Лиля меня поразила, очаровала, она разительно отличалась от всех знакомых мне взрослых. И я стала караулить ее у дачи, вычислила, когда женщина выходит на прогулку. Она меня не прогоняла, мы с ней бродили по этой поляне. Лиля мне много чего рассказала. Но это было сказано мне в личных беседах, пересказывать их я права не имею. Но был совет, данный мне: «Будут люди, которые потребуют, чтобы ты жила так, как принято, но они на самом деле хотят, чтобы ты жила так, как им удобно. Уходи от них сразу. Живи и люби тех, кто ничего от тебя не требует». Это было прекрасное лето в моей жизни. Но больше мы не пересекались.

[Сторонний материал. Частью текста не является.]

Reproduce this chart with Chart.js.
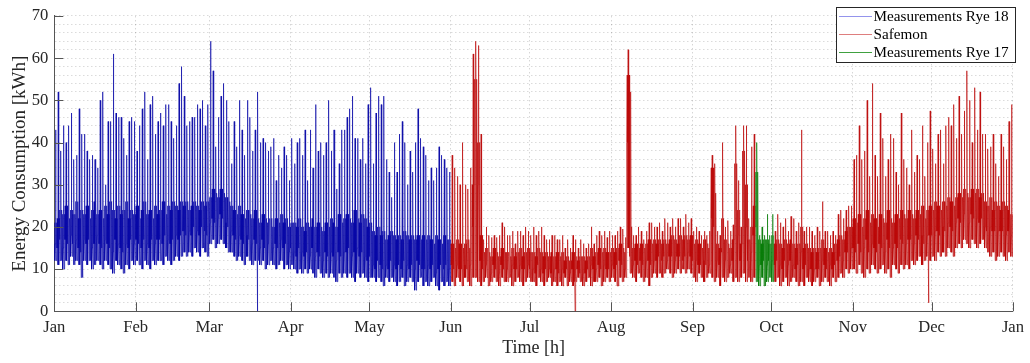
<!DOCTYPE html>
<html><head><meta charset="utf-8">
<script src="https://cdn.jsdelivr.net/npm/chart.js@4"></script>
<style>html,body{margin:0;padding:0;background:#fff}#wrap{position:relative;width:1030px;height:363px}</style>
</head><body><div id="wrap"><canvas id="c"></canvas></div>
<script>
// ---- tick labels / categories ----
const monthLabels = ['Jan','Feb','Mar','Apr','May','Jun','Jul','Aug','Sep','Oct','Nov','Dec','Jan'];
const monthStartDays = [0,31,59,90,120,151,181,212,243,273,304,334,365];
const yTickValues = [0,10,20,30,40,50,60,70];
const seriesNames = ['Measurements Rye 18','Safemon','Measurements Rye 17'];

// ---- Measurements Rye 18 (daily readings from Jan 1, day 0) ----
const blueStartDay = 0;
const bluePeak = [43,52,38,44,40,44,47,36,37,48, 42,42,38,36,37,36,34,50,52,30, 45,45,61,47,46,46,41,37,45,46,
  45,38,44,48,52,36,49,51,42,45, 47,44,49,49,45,41,44,54,58,51, 44,45,46,46,49,48,50,44,49,64,
  57,39,46,51,54,50,45,35,45,39, 50,43,37,50,46,38,43,52,40,41, 40,38,39,41,31,37,34,39,37,31,
  41,35,40,41,37,43,31,43,34,49, 38,40,37,40,50,38,43,29,35,43, 43,46,48,51,41,41,36,41,35,49, 53,
  35,47,51,49,51,36,33,27,40,33, 42,45,40,30,38,33,40,48,41,39, 37,31,34,31,34,39,37,36,34,33];
const blueHigh = [21,22,24,23,25,22,24,23,26,22, 24,23,25,22,24,26,23,24,22,25, 23,26,24,22,25,23,24,26,22,24,
  23,25,22,24,26,23,24,22,25,23, 24,26,23,25,24,26,25,24,26,25, 26,24,25,26,25,24,26,25,26,
  27,29,28,27,29,28,27,26, 25,24,23,25,23,22,24,23,22,24,
  22,21,23,22,21,22,20,22,21,23,21,22,20,21, 21,20,22,20,19,21,20,22,20,21, 20,19,21,20,22,21,20,23,21,22,
  23,22,21,24,22,21,23,22,20,21, 19,18,20,18,19,17,18,19,18,17, 18,17,19,18,17,18,17,18,17,18, 17,18,17,16,18,17,16,18,17,17];
const blueMid = [16,15,17,15,17,16,18,16,17,15, 14,17,16,17,15,16,18,16,15,17, 16,15,14,17,16,15,14,16,15,17,
  16,17,16,15,17,16,15,17,16,17, 17,16,18,17,16,17,18,17,18,19, 18,19,18,20,19,18,20,19,18,
  21,22,21,22,23,22,21,20, 19,18,17,18,17,16,18,17,16,17,
  16,15,17,15,16,17,15,16,15,17,15,16,14,15, 14,13,15,14,13,14,13,15,13,14, 13,12,14,13,14,13,12,14,13,14,
  14,15,13,14,15,13,14,13,12,13, 11,10,12,11,10,11,10,12,11,10, 11,10,12,11,10,11,10,12,11,10, 10,11,10,11,9,10,11,10,11,10];
const blueLow = [12,11,12,10,12,11,13,11,12,11, 8,12,11,12,10,11,12,11,10,12, 11,10,9,12,11,10,9,11,10,12,
  11,12,11,10,12,11,10,12,11,12, 12,11,13,12,11,12,13,12,13,14, 13,14,13,15,14,13,15,14,13,
  16,17,15,16,17,16,15,14, 14,13,12,13,12,11,13,12,11,12,
  12,11,12,10,11,12,11,10,11,12,10,11,10,11, 10,9,10,9,10,9,10,9,8,10, 9,8,9,8,9,8,7,9,8,9,
  8,9,8,7,9,8,9,8,7,8, 8,7,8,7,6,8,7,8,7,6, 7,8,6,7,8,7,5,7,8,6, 7,6,7,8,6,5,7,6,7,6];
const blueDips = [[77,7,0]]; // [day, hour, value]

// ---- Safemon (daily readings from Jun 1, day 151) ----
const redStartDay = 151;
const redPeak = [37,34,32,30,40,30,29,34,61,64,63,42,
  17,20,18,17.5,18,17.5,18,21,20,18, 18,19,16,19,19,18,20,19,18,
  20,18,19,20,18,17,17,18,18,17, 17,18,15,17,15,18,17,15,17,16, 15,16,20,16,18,19,18,19,17.5,19,
  18,18,19,20,19.5,17.5,62,52,18,18, 20,19,17,19,21,21,20,20,21,19, 22,21,20,22,20,22,22,20,23,21, 22,
  19,20,19,18,19,18,19,37,35,19, 18,40,20,21.5,19,20.5,44,31,20,44, 44,22,39,42,
  null,null,null,null,null,null,null,
  19,23,21,20,22,19,22.5,22,19,21, 43,19,20,20,19,18,20,19,26,19, 19,18,19,18,23,24,22,24,25,25,
  36,37,44,36,38,50,32,54,37,32, 47,41,32,36,42,41,33,30,47,36, 34,30,43,33,37,36,44,32,40,47.5,
  38.5,35,42,43,35,44,46,44,49,41, 51,42,47.5,57,50,40,53,43,52,42, 42,38.5,39,42,35,32,42,39,36,45, 49];
const redHigh = [16,15,17,16,15,16,17,15,30,55,40,18,
  14,15,14,13,15,14,13,15,14,14, 13,15,13,14,15,13,14,15,14,
  14,13,15,14,13,14,13,14,13,14, 13,14,12,13,12,14,13,12,13,13, 12,13,15,13,14,15,14,15,14,14,
  15,14,15,16,15,14,56,20, 15,16,15,16,15,16,17,16,17,16, 17,16,17,16,17,18,17,16,18,17,18,17,18,
  16,17,16,15,17,16,15,34,28,16, 15,22,17,16,15,17,35,24,16,38, 30,17,20,25,
  null,null,null,null,null,null,null,
  16,17,16,15,17,16,17,16,15,16, 20,15,16,15,14,15,14,15,17,15, 14,15,14,16,17,18,17,19,20,20,
  22,21,23,20,22,24,21,23,22,20, 23,22,21,24,22,21,23,22,24,23, 22,24,23,22,24,23,25,22,24,25,
  24,26,25,24,26,25,27,26,25,27, 28,27,29,28,27,29,28,29,27,28, 26,25,27,24,26,25,24,26,25,24,23];
const redMid = [11,10,11,10,10,11,10,11,20,45,30,12,
  10,11,10,9,11,10,9,11,10,10, 9,11,10,10,11,10,10,11,10,
  10,9,11,10,9,10,10,9,10,10, 9,10,9,10,9,10,9,10,9,9, 9,10,11,10,10,11,10,11,10,10,
  11,10,11,12,11,10,40,13, 11,12,11,12,11,12,12,11,12,12, 13,12,13,12,13,13,12,13,13,12,13,14,13,
  12,12,11,11,12,11,11,22,20,12, 11,14,12,12,11,12,25,18,12,26, 20,12,14,18,
  null,null,null,null,null,null,null,
  11,12,11,10,12,11,12,11,10,11, 14,10,11,10,10,10,10,10,12,11, 10,11,10,11,12,13,12,14,14,15,
  15,14,16,14,15,17,14,16,15,14, 16,15,14,17,15,15,16,15,17,16, 16,17,17,16,18,17,18,16,18,18,
  18,19,19,18,20,19,21,20,19,21, 22,21,23,22,21,23,22,22,21,22, 20,19,20,19,19,19,19,19,18,19,18];
const redLow = [7,6,8,7,6,8,7,6,8,8,7,6,
  7,8,6,7,8,7,6,8,7,7, 8,6,7,8,7,6,7,8,7,
  7,6,8,7,6,7,8,6,7,6, 7,6,8,6,7,6,7,8,7,6, 7,8,6,7,7,8,6,7,8,7,
  8,7,6,8,7,8,15,9, 8,7,9,8,7,8,6,8,9,8, 9,8,9,10,9,8,9,10,9,10,9,10,9,
  8,7,9,8,7,8,9,8,7,8, 6,8,7,8,9,7,8,7,8,9, 7,8,7,8,
  null,null,null,null,null,null,null,
  7,8,6,7,8,6,7,8,7,6, 7,6,8,7,6,7,8,6,7,8, 7,6,8,7,8,9,8,10,9,10,
  10,9,11,9,8,10,9,11,10,9, 10,11,9,10,8,11,10,9,11,10, 11,10,12,11,12,13,11,12,13,12,
  13,12,14,13,14,13,15,14,13,15, 16,15,17,16,15,17,16,15,16,17, 15,14,13,14,12,13,14,13,12,14,13];
const redDips = [[198,7,0],[332,22,2]];

// ---- Measurements Rye 17 (daily readings from Sep 24, day 267) ----
const greenStartDay = 267;
const greenPeak = [40,18,20,18,23,18,23];
const greenHigh = [33,17,16,17,17,16,18];
const greenMid  = [20,11,11,12,11,12,12];
const greenLow  = [7,6,8,6,7,8,7];
const greenDips = [];

const HOURS = [0,3,6,9,12,15,18,21];
function buildSeries(start, lo, mid, hi, pk, dips){
  const pts = [];
  for (let i = 0; i < pk.length; i++){
    const d = start + i;
    if (pk[i] === null){
      if (pts.length && pts[pts.length-1].y !== null) pts.push({x: d*24, y: null});
      continue;
    }
    const vals = [mid[i], hi[i], lo[i], mid[i], pk[i], mid[i], lo[i], hi[i]];
    const dayPts = HOURS.map((h,k) => ({x: d*24 + h, y: vals[k]}));
    dips.filter(p => p[0] === d).forEach(p => dayPts.push({x: d*24 + p[1], y: p[2]}));
    dayPts.sort((a,b) => a.x - b.x);
    pts.push(...dayPts);
  }
  return pts;
}

const seriesColors = ['rgb(0,0,165)','rgb(185,0,0)','rgb(0,120,0)'];
const legendColors = ['rgba(60,60,220,0.55)','rgba(200,40,40,0.6)','rgba(0,130,0,0.75)'];
const serif = "'Liberation Serif','Times New Roman',serif";
const monthHours = monthStartDays.map(d => d*24);

const overlay = {
  id: 'overlay',
  afterDatasetsDraw(chart){
    const ctx = chart.ctx, a = chart.chartArea, xs = chart.scales.x, ys = chart.scales.y;
    ctx.save();
    ctx.strokeStyle = '#555';
    ctx.lineWidth = 1;
    ctx.beginPath();
    yTickValues.forEach(v => { const y = Math.round(ys.getPixelForValue(v)) + 0.5; ctx.moveTo(a.left, y); ctx.lineTo(a.left + 9, y); });
    monthHours.forEach(h => { const x = Math.round(xs.getPixelForValue(h)) + 0.5; ctx.moveTo(x, a.bottom); ctx.lineTo(x, a.bottom - 9); });
    ctx.stroke();
    ctx.restore();
  },
  afterDraw(chart){
    const ctx = chart.ctx;
    ctx.save();
    const bx = 836, by = 7, bw = 179, bh = 55;
    ctx.fillStyle = '#fff';
    ctx.fillRect(bx, by, bw, bh);
    ctx.strokeStyle = '#262626';
    ctx.lineWidth = 1;
    ctx.strokeRect(bx + 0.5, by + 0.5, bw, bh);
    ctx.font = '15.2px ' + serif;
    ctx.textBaseline = 'middle';
    ctx.textAlign = 'left';
    const rows = [16.5, 34.5, 52.5];
    seriesNames.forEach((name, i) => {
      ctx.strokeStyle = legendColors[i];
      ctx.lineWidth = 1.2;
      ctx.beginPath(); ctx.moveTo(839, rows[i]); ctx.lineTo(872, rows[i]); ctx.stroke();
      ctx.fillStyle = '#000';
      ctx.fillText(name, 873.5, rows[i] + 1);
    });
    ctx.restore();
  }
};

new Chart(document.getElementById('c'), {
  type: 'line',
  data: {
    datasets: [
      {label: seriesNames[0], data: buildSeries(blueStartDay, blueLow, blueMid, blueHigh, bluePeak, blueDips), borderColor: seriesColors[0], order: 3},
      {label: seriesNames[1], data: buildSeries(redStartDay, redLow, redMid, redHigh, redPeak, redDips), borderColor: seriesColors[1], order: 2},
      {label: seriesNames[2], data: buildSeries(greenStartDay, greenLow, greenMid, greenHigh, greenPeak, greenDips), borderColor: seriesColors[2], order: 1}
    ]
  },
  options: {
    responsive: true, maintainAspectRatio: false, animation: false, parsing: false, normalized: true,
    datasets: {line: {borderWidth: 0.65, pointRadius: 0, tension: 0, spanGaps: false, fill: false}},
    layout: {padding: {left: 0, top: 12, right: 14.3, bottom: 0}},
    plugins: {legend: {display: false}, tooltip: {enabled: false}},
    scales: {
      x: {
        type: 'linear', min: 0, max: 8760,
        afterBuildTicks: s => { s.ticks = monthHours.map(v => ({value: v})); },
        afterFit: s => { s.height = 51.7; },
        ticks: {autoSkip: false, maxRotation: 0, padding: 6, color: '#262626', font: {family: serif, size: 16.6},
          callback: (v, i) => monthLabels[i]},
        grid: {drawTicks: false, color: 'rgba(0,0,0,0.16)', lineWidth: 1},
        border: {display: true, color: '#555', width: 1, dash: [1.5, 2.5]},
        title: {display: true, text: 'Time [h]', color: '#262626', font: {family: serif, size: 18}, padding: {top: 0, bottom: 4}}
      },
      y: {
        type: 'linear', min: 0, max: 70,
        afterBuildTicks: s => { const t = []; for (let v = 0; v <= 70; v += 2) t.push({value: v}); s.ticks = t; },
        afterFit: s => { s.width = 54.3; },
        ticks: {autoSkip: false, padding: 6, color: '#262626', font: {family: serif, size: 16.6},
          callback: v => (v % 10 === 0 ? String(v) : '')},
        grid: {drawTicks: false, color: 'rgba(0,0,0,0.14)', lineWidth: 1},
        border: {display: true, color: '#555', width: 1, dash: [1.5, 2.5]},
        title: {display: true, text: 'Energy Consumption [kWh]', color: '#262626', font: {family: serif, size: 19}, padding: {top: 9, bottom: 0}}
      }
    }
  },
  plugins: [overlay]
});
</script></body></html>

Я росла и перестала проводить лето в Переделкине. А потом случился черный день. Я уже студентка, мой папа умер, дачи в Переделкине нет. У меня маленький сын, поэтому сняла сторожку на участке одного писателя. И как-то раз пошла в Дом творчества писателей. Навстречу мне Антон Иванов, весь в слезах: «Лиля умерла! Она не хотела жить лежа».

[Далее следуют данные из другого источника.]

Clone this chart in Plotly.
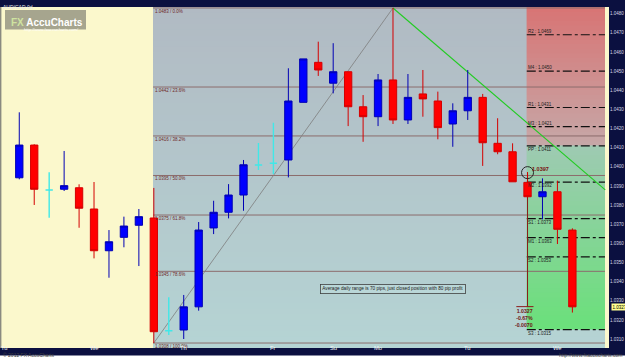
import plotly.graph_objects as go

# ---------------- data ----------------
candle_x = list(range(38))
opens = [1.03943, 1.04114, 1.03879, 1.03883, 1.03891, 1.03780, 1.03562, 1.03632, 1.03695, 1.03733,
         1.03144, 1.03148, 1.03269, 1.03681, 1.03763, 1.03853, 1.04010, 1.04019, 1.04036, 1.04337,
         1.04546, 1.04437, 1.04497, 1.04314, 1.04262, 1.04454, 1.04245, 1.04381, 1.04344, 1.04224,
         1.04293, 1.04363, 1.04123, 1.04079, 1.03919, 1.03844, 1.03870, 1.03670]
highs = [1.04285, 1.04118, 1.03972, 1.04083, 1.03909, 1.03921, 1.03670, 1.03740, 1.03780, 1.03890,
         1.03319, 1.03331, 1.03712, 1.03823, 1.03910, 1.04036, 1.04125, 1.04231, 1.04515, 1.04564,
         1.04654, 1.04646, 1.04497, 1.04375, 1.04485, 1.04830, 1.04485, 1.04506, 1.04393, 1.04332,
         1.04506, 1.04381, 1.04254, 1.04123, 1.03973, 1.03940, 1.03928, 1.03679]
lows = [1.03935, 1.03801, 1.03734, 1.03874, 1.03682, 1.03522, 1.03421, 1.03580, 1.03482, 1.03080,
        1.03122, 1.03101, 1.03249, 1.03649, 1.03731, 1.03771, 1.03984, 1.03963, 1.03945, 1.04337,
        1.04475, 1.04384, 1.04213, 1.04131, 1.04213, 1.04224, 1.04224, 1.04262, 1.04144, 1.04105,
        1.04245, 1.04005, 1.04066, 1.03922, 1.03840, 1.03726, 1.03597, 1.03239]
closes = [1.04114, 1.03883, 1.03879, 1.03902, 1.03784, 1.03562, 1.03609, 1.03691, 1.03740, 1.03139,
          1.03144, 1.03269, 1.03670, 1.03763, 1.03853, 1.04011, 1.04010, 1.04019, 1.04344, 1.04564,
          1.04506, 1.04497, 1.04314, 1.04262, 1.04454, 1.04245, 1.04363, 1.04355, 1.04205, 1.04293,
          1.04363, 1.04126, 1.04079, 1.03922, 1.03844, 1.03870, 1.03674, 1.03269]
doji_index = [2, 10, 16, 17]

day_ticks = [-1, 5, 11, 17, 21, 24, 30, 36]
day_labels = ["Tu", "We", "Th", "Fr", "Su", "Mo", "Tu", "We"]

fib_high = 1.0483
fib_low = 1.0308
fib_high_idx = 25
fib_low_idx = 9
fib_pcts = [0.0, 23.6, 38.2, 50.0, 61.8, 78.6, 100.0]

pivot_names = ["R2", "M4", "R1", "M3", "PP", "M2", "S1", "M1", "S2", "S3"]
pivot_values = [1.0469, 1.0450, 1.0431, 1.0421, 1.0411, 1.0392, 1.0373, 1.0363, 1.0353, 1.0315]

trend_x = [25, 39.2]
trend_y = [1.0483, 1.0388]

circle_idx = 34
circle_price = 1.0397
measure_to = 1.0327
measure_lines = ["1.0327", "-0.67%", "-0.0070"]
last_price = 1.0327

note_text = "Average daily range is 70 pips, just closed position with 80 pip profit"
note_x, note_y = 25.0, 1.0336

x_range = [-1.29, 39.45]
y_range = [1.03054, 1.04835]
yellow_end = 8.95
zone_start = 33.95
zone_end = 39.18
pp_level = 1.0411
s3_level = 1.0315

NAVY = "#0b1040"
CREAM = "#fbf8cc"
FONT = "Liberation Sans, Arial, sans-serif"

shapes = []


def lerp(c0, c1, t):
    return "rgb(%d,%d,%d)" % tuple(round(a + (b - a) * t) for a, b in zip(c0, c1))


def grad_rect(x0, x1, y0, y1, c_bottom, c_top, n):
    h = (y1 - y0) / n
    for k in range(n):
        top = min(y1, y0 + (k + 2) * h)
        shapes.append(dict(type="rect", xref="x", yref="y", x0=x0, x1=x1, y0=y0 + k * h,
                           y1=top, fillcolor=lerp(c_bottom, c_top, (k + 0.5) / n),
                           line=dict(width=0), layer="below"))


# backgrounds
shapes.append(dict(type="rect", xref="x", yref="y", x0=x_range[0], x1=yellow_end, y0=y_range[0], y1=y_range[1],
                   fillcolor=CREAM, line=dict(width=0), layer="below"))
grad_rect(yellow_end, zone_end, y_range[0], y_range[1], (181, 212, 212), (177, 186, 195), 60)
grad_rect(zone_start, zone_end, pp_level, y_range[1], (198, 168, 168), (216, 116, 116), 30)
grad_rect(zone_start, zone_end, s3_level, pp_level, (106, 224, 122), (158, 202, 178), 40)

fig = go.Figure()
annotations = []

# fib levels
for p in fib_pcts:
    lv = fib_high - p / 100.0 * (fib_high - fib_low)
    shapes.append(dict(type="line", xref="x", yref="y", x0=yellow_end, x1=zone_end, y0=lv, y1=lv,
                       line=dict(color="rgb(140,108,108)", width=1), layer="below"))
    annotations.append(dict(x=yellow_end + 0.03, y=lv, xanchor="left", yanchor="top", showarrow=False,
                            text=f"{lv:.4f} / {p:.1f}%", font=dict(size=4.5, color="#6e2828", family=FONT),
                            borderpad=0))

# pivot levels (labels above the line over PP, below it from PP down)
for n, v in zip(pivot_names, pivot_values):
    shapes.append(dict(type="line", xref="x", yref="y", x0=zone_start, x1=zone_end, y0=v, y1=v,
                       line=dict(color="#101010", width=1.2, dash="dashdot"), layer="below"))
    annotations.append(dict(x=zone_start + 0.02, y=v, xanchor="left",
                            yanchor="bottom" if v > pp_level else "top", showarrow=False,
                            text=f"{n} : {v:.4f}", font=dict(size=4.5, color="#202020", family=FONT),
                            borderpad=0))

# fib diagonal, trendline, measure line
shapes.append(dict(type="line", xref="x", yref="y", x0=fib_low_idx, x1=fib_high_idx, y0=fib_low, y1=fib_high,
                   line=dict(color="rgb(125,125,125)", width=0.8), layer="below"))
shapes.append(dict(type="line", xref="x", yref="y", x0=trend_x[0], x1=trend_x[1], y0=trend_y[0], y1=trend_y[1],
                   line=dict(color="#22cc22", width=1.1), layer="below"))
shapes.append(dict(type="line", xref="x", yref="y", x0=circle_idx, x1=circle_idx, y0=circle_price, y1=measure_to,
                   line=dict(color="#8b1a1a", width=1), layer="below"))
shapes.append(dict(type="line", xref="x", yref="y", x0=circle_idx - 0.75, x1=circle_idx + 0.4,
                   y0=measure_to, y1=measure_to, line=dict(color="#8b1a1a", width=1), layer="below"))

# candles
main = [i for i in candle_x if i not in doji_index]
fig.add_trace(go.Candlestick(
    x=main, open=[opens[i] for i in main], high=[highs[i] for i in main],
    low=[lows[i] for i in main], close=[closes[i] for i in main],
    increasing=dict(fillcolor="#0000ff", line=dict(color="#0000b4", width=1)),
    decreasing=dict(fillcolor="#ff0000", line=dict(color="#d40000", width=1)),
    hoverinfo="none"))
fig.add_trace(go.Candlestick(
    x=doji_index, open=[opens[i] for i in doji_index], high=[highs[i] for i in doji_index],
    low=[lows[i] for i in doji_index], close=[closes[i] for i in doji_index],
    increasing=dict(fillcolor="#40e8e8", line=dict(color="#40e8e8", width=1.4)),
    decreasing=dict(fillcolor="#40e8e8", line=dict(color="#40e8e8", width=1.4)),
    hoverinfo="none"))

# circle at the high
fig.add_trace(go.Scatter(x=[circle_idx], y=[circle_price], mode="markers",
                         marker=dict(symbol="circle-open", size=12, color="#262626", line=dict(width=1)),
                         hoverinfo="skip"))
annotations.append(dict(x=circle_idx + 0.22, y=circle_price, xanchor="left", yanchor="bottom", showarrow=False,
                        text=f"<b>{circle_price:.4f}</b>", font=dict(size=5.5, color="#7a1010", family=FONT),
                        borderpad=0))
annotations.append(dict(x=circle_idx + 0.4, y=measure_to, xanchor="right", yanchor="top", showarrow=False,
                        text="<br>".join(f"<b>{t}</b>" for t in measure_lines), align="right",
                        font=dict(size=5.2, color="#6e1414", family=FONT), borderpad=0))

# note
annotations.append(dict(x=note_x, y=note_y, showarrow=False, text=note_text,
                        font=dict(size=4.7, color="#202020", family=FONT),
                        bordercolor="#404040", borderwidth=0.8, borderpad=1.5, bgcolor="rgba(190,220,220,0.6)"))

# last price label on axis
annotations.append(dict(xref="paper", x=1.004, y=last_price, xanchor="left", showarrow=False,
                        text=f"{last_price:.4f}", font=dict(size=4.5, color="#000000", family=FONT),
                        bgcolor="#ffff90", borderpad=0.5))

PW, PH = 609.0, 341.0


def px(xp):
    return xp / PW


def py(yp):
    return (348.0 - yp) / PH


shapes += [
    dict(type="rect", xref="paper", yref="paper", x0=0, x1=px(625), y0=py(362), y1=py(355.5),
         fillcolor="#ffffff", line=dict(width=0), layer="above"),
    dict(type="rect", xref="paper", yref="paper", x0=px(5), x1=px(86), y0=py(29.5), y1=py(10),
         fillcolor="rgba(150,150,130,0.85)", line=dict(width=0), layer="above"),
    dict(type="line", xref="paper", yref="paper", x0=px(0.7), x1=px(0.7), y0=0, y1=1,
         line=dict(color="#8a8a80", width=1.4), layer="above"),
]

annotations += [
    dict(xref="paper", yref="paper", x=px(10), y=py(16), xanchor="left", showarrow=False,
         text="<b><span style='color:#cfe3a0'>FX</span> AccuCharts</b>",
         font=dict(size=10, color="#ffffff", family=FONT), borderpad=0),
    dict(xref="paper", yref="paper", x=px(23), y=py(26), xanchor="left", showarrow=False,
         text="http://www.fxaccucharts.com/", font=dict(size=4.2, color="#ffffff", family=FONT), borderpad=0),
    dict(xref="paper", yref="paper", x=px(1.5), y=py(3), xanchor="left", showarrow=False,
         text="AUD/CAD 0d", font=dict(size=5, color="#e8e8e8", family=FONT), borderpad=0),
    dict(xref="paper", yref="paper", x=px(2), y=py(359), xanchor="left", showarrow=False,
         text="© 2012 FX AccuCharts", font=dict(size=5, color="#404040", family=FONT), borderpad=0),
    dict(xref="paper", yref="paper", x=px(623), y=py(359), xanchor="right", showarrow=False,
         text="http://www.fxaccucharts.com", font=dict(size=5, color="#404040", family=FONT), borderpad=0),
]
for t, lab in zip(day_ticks, day_labels):
    annotations.append(dict(x=t, xref="x", yref="paper", y=py(351.8), showarrow=False, text=lab,
                            font=dict(size=5.8, color="#f4f4f4", family=FONT), borderpad=0))

fig.update_layout(
    width=625, height=362, margin=dict(l=0, r=16, t=7, b=14, pad=0),
    paper_bgcolor=NAVY, plot_bgcolor=CREAM, showlegend=False,
    shapes=shapes, annotations=annotations,
    xaxis=dict(range=x_range, showgrid=False, zeroline=False, showticklabels=False, ticks="",
               showline=False, rangeslider=dict(visible=False), fixedrange=True),
    yaxis=dict(side="right", range=y_range, dtick=0.001, tick0=1.031, tickformat=".4f",
               tickfont=dict(size=4.5, color="#d8d8e4", family=FONT), showgrid=False, zeroline=False,
               ticks="", showline=False, fixedrange=True),
)

fig.write_html("out.html")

Я знала, что у Лили был перелом шейки бедра (тогда операции по замене тазобедренных суставов не делали), что она лежит, но чтобы так все закончить... Это был шок! Но потом мы с Антоном, обсуждая эту ситуацию, поняли, что Лиля никогда не смогла бы жить, лежа в постели. Она велела кремировать тело, развеять прах. У нее нет могилы. На месте, где развеяли прах, лежит камень с буквами «ЛЮБ». Когда-то Маяковский подарил ей кольцо с буквами «ЛЮБ», если повернуть его, возникало слово «ЛЮБЛЮ». Кольцо я во время прогулок увидела у нее. Лиля рассказала его историю. Она была уникальна, я ее до сих пор очень люблю.